A new variant of the bank-account-raiding Zeus malware apparently uses the ancient technique of steganography to update its list of websites to subvert.
Dubbed ZeusVM, the crafty strain is just like its cousins in that it intercepts activity in a victim's web browser, siphons off passwords and other sensitive personal information to crooks, and can meddle with financial transactions to direct cash to crims' pockets.
But French security researcher Xylitol, who spotted the ZeusVM variant, was intrigued to discover a JPEG photo of a sunrise was being downloaded by the software nasty and hidden among the malware's files.
ZeusVM stays dormant much of the time to avoid detection, but when the user visits a website that's on the malware's list of targets – such as a particular online banking website, social network, web mail service, and so on – the code fires up and goes to work.
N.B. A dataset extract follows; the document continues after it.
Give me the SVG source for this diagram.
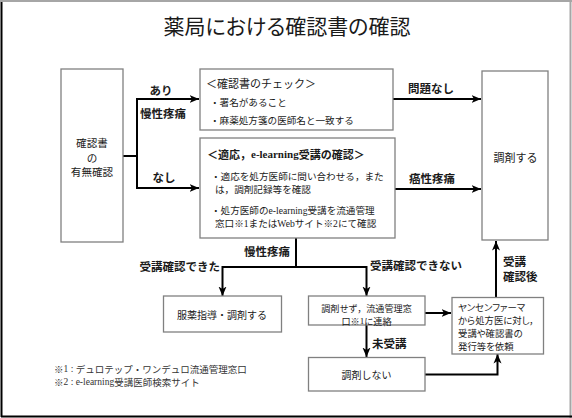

It will then run in the background while the victim authenticates, firing off any logged secrets to its master, or carrying out transactions as required.
Xylitol tipped off security firm Malwarebytes, which analyzed the JPEG image and found it was being used to update the list of URLs that awakens the Trojan: the file included web addresses for Wells Fargo, Barclays and Deutsche Bank sites.
The only clue that the picture file, fetched from a server hosting the malware, is used to distribute updated target lists is that the JPEG has a larger-than-expected file size.